__What you will do__.
Below, find each line holding "this" and state how many there are, using the number alone.

__Source code of charts__.
— START —

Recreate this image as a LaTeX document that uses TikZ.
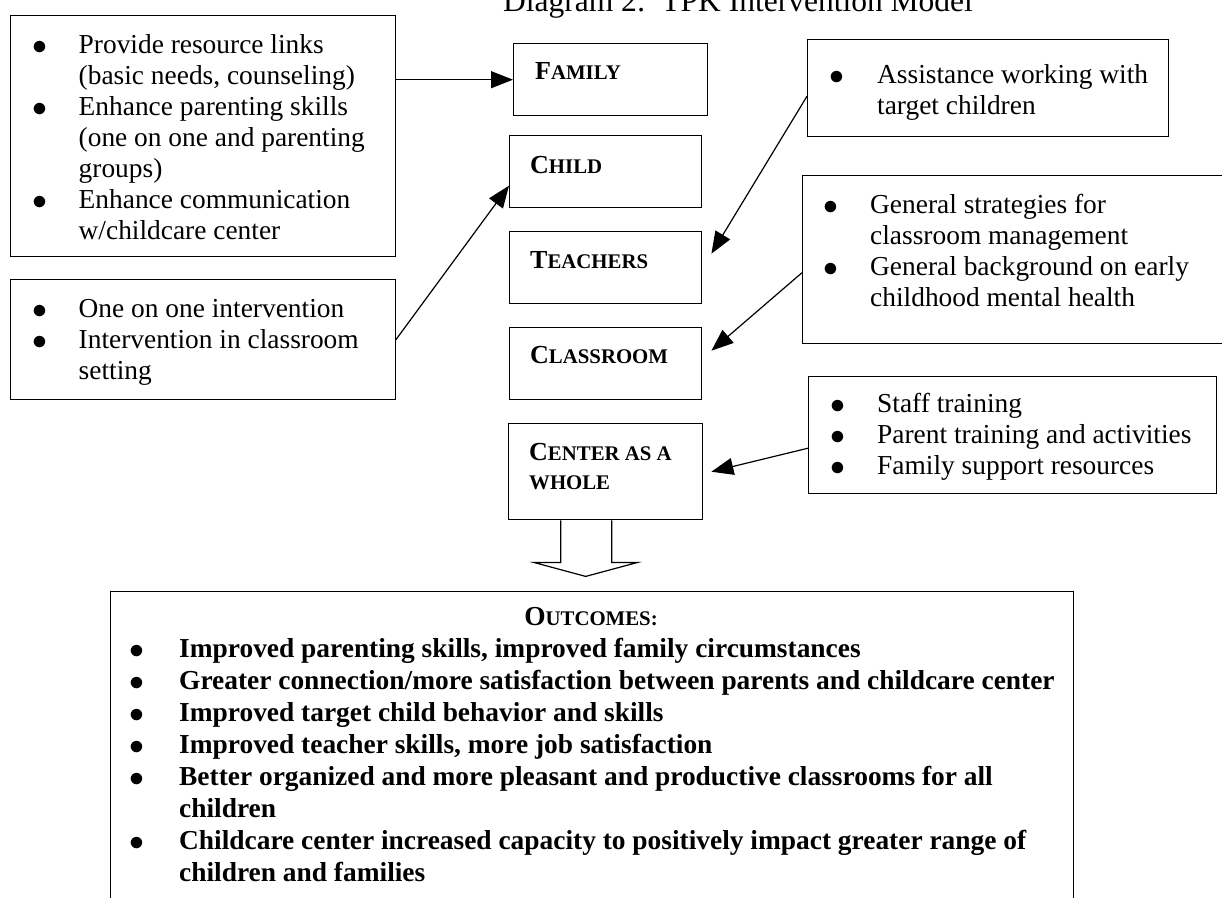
\documentclass[tikz,border=0pt]{standalone}
\usepackage{fontspec}
\setmainfont{Liberation Serif}
\usetikzlibrary{arrows.meta,positioning,calc}

% small caps by hand: first letter full size, rest smaller
\newcommand\sclbl[2]{#1{\fontsize{20.8}{25}\selectfont #2}}
\newcommand\bl{\smash{\raisebox{-1.5pt}{\scalebox{1.2}{$\bullet$}}}}

\tikzset{
  box/.style={draw, line width=1.4pt, inner sep=0pt, anchor=north west},
  lbl/.style={anchor=base west, inner sep=0pt, font=\fontsize{26}{29}\selectfont\bfseries},
  txt/.style={anchor=base west, inner sep=0pt, font=\fontsize{27.4}{31}\selectfont},
  conn/.style={line width=1.2pt, -{Triangle[length=22pt,width=17pt]}},
}

\begin{document}
\begin{tikzpicture}[x=1pt,y=-1pt]
  \useasboundingbox (0,0) rectangle (1222,897);

  \node[anchor=base, inner sep=0pt, font=\fontsize{31.5}{36}\selectfont] (title) at (738,11)
    {Diagram 2:\ \ TPK Intervention Model};

  % centre column
  \node[box, minimum width=194pt, minimum height=72pt] (family) at (513,43) {};
  \node[box, minimum width=192pt, minimum height=72pt] (child) at (509,135) {};
  \node[box, minimum width=192pt, minimum height=72pt] (teachers) at (509,231) {};
  \node[box, minimum width=192pt, minimum height=72pt] (classroom) at (509,327) {};
  \node[box, minimum width=194pt, minimum height=96pt] (ctr) at (508,423) {};
  \node[lbl] (familylbl) at (535,79) {\sclbl{F}{AMILY}};
  \node[lbl] (childlbl) at (530,173) {\sclbl{C}{HILD}};
  \node[lbl] (teacherslbl) at (530,268) {\sclbl{T}{EACHERS}};
  \node[lbl] (classroomlbl) at (530,363) {\sclbl{C}{LASSROOM}};
  \node[lbl] (ctrlbl) at (529,460) {\begin{tabular}[t]{@{}l@{}}
      \sclbl{C}{ENTER AS A}\\[0pt] \sclbl{}{WHOLE}\end{tabular}};

  % left boxes
  \node[box, minimum width=385pt, minimum height=241pt] (boxA) at (9.5,15) {};
  \node[txt] (txtA) at (32,53) {\begin{tabular}[t]{@{}p{46.5pt}@{}l@{}}
      \bl & Provide resource links\\
          & (basic needs, counseling)\\
      \bl & Enhance parenting skills\\
          & (one on one and parenting\\
          & groups)\\
      \bl & Enhance communication\\
          & w/childcare center
    \end{tabular}};
  \node[box, minimum width=385pt, minimum height=120pt] (boxB) at (9.5,279) {};
  \node[txt] (txtB) at (32,317) {\begin{tabular}[t]{@{}p{46.5pt}@{}l@{}}
      \bl & One on one intervention\\
      \bl & Intervention in classroom\\
          & setting
    \end{tabular}};

  % right boxes
  \node[box, minimum width=361pt, minimum height=97pt] (boxC) at (807,39) {};
  \node[txt] (txtC) at (829,83) {\begin{tabular}[t]{@{}p{48pt}@{}l@{}}
      \bl & Assistance working with\\
          & target children
    \end{tabular}};
  \node[box, minimum width=430pt, minimum height=168pt] (boxD) at (802,175) {};
  \node[txt] (txtD) at (823,213) {\begin{tabular}[t]{@{}p{47pt}@{}l@{}}
      \bl & General strategies for\\
          & classroom management\\
      \bl & General background on early\\
          & childhood mental health
    \end{tabular}};
  \node[box, minimum width=408pt, minimum height=117pt] (boxE) at (808,376) {};
  \node[txt] (txtE) at (830,412) {\begin{tabular}[t]{@{}p{47pt}@{}l@{}}
      \bl & Staff training\\
      \bl & Parent training and activities\\
      \bl & Family support resources
    \end{tabular}};

  % connectors
  \draw[conn] (boxA.east |- family.west) -- (family.west);
  \draw[conn] (boxB.east) -- ([yshift=-14pt]child.west);
  \draw[conn] ([yshift=-8pt]boxC.west) -- ([xshift=9pt,yshift=14pt]teachers.east);
  \draw[conn] ([yshift=-13pt]boxD.west) -- ([xshift=9pt,yshift=13pt]classroom.east);
  \draw[conn] ([yshift=-13pt]boxE.west) -- ([xshift=8pt]ctr.east);

  % block arrow down to outcomes
  \draw[line width=1.2pt, fill=white, shift={(ctr.south)}]
    (-45,0) -- (-45,42) -- (-72,42) -- (-20,56) -- (32,42) -- (6,42) -- (6,0);

  % outcomes
  \node[box, minimum width=963pt, minimum height=312pt] (outcomes) at (110,591) {};
  \node[anchor=base, inner sep=0pt, font=\fontsize{27.4}{31}\selectfont\bfseries]
    (outtitle) at (591,625) {\sclbl{O}{UTCOMES:}};
  \node[txt, font=\fontsize{27.4}{32}\selectfont\bfseries] (outlist) at (129,657)
    {\begin{tabular}[t]{@{}p{50pt}@{}l@{}}
      \bl & Improved parenting skills, improved family circumstances\\
      \bl & Greater connection/more satisfaction between parents and childcare center\\
      \bl & Improved target child behavior and skills\\
      \bl & Improved teacher skills, more job satisfaction\\
      \bl & Better organized and more pleasant and productive classrooms for all\\
          & children\\
      \bl & Childcare center increased capacity to positively impact greater range of\\
          & children and families
    \end{tabular}};
\end{tikzpicture}
\end{document}
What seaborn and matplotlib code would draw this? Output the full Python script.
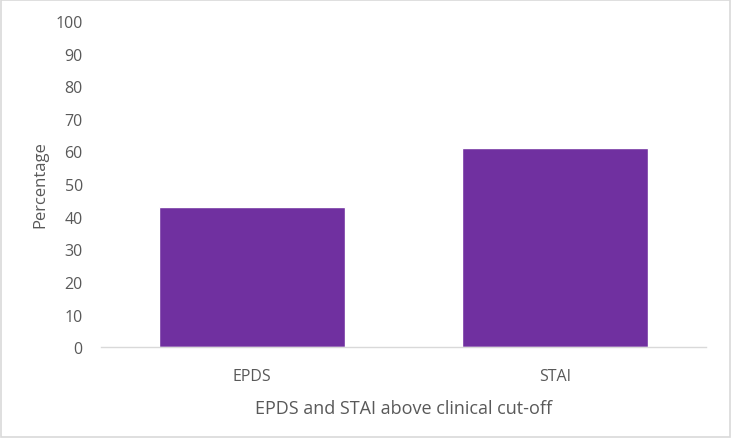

— END —

__Full solution__.
2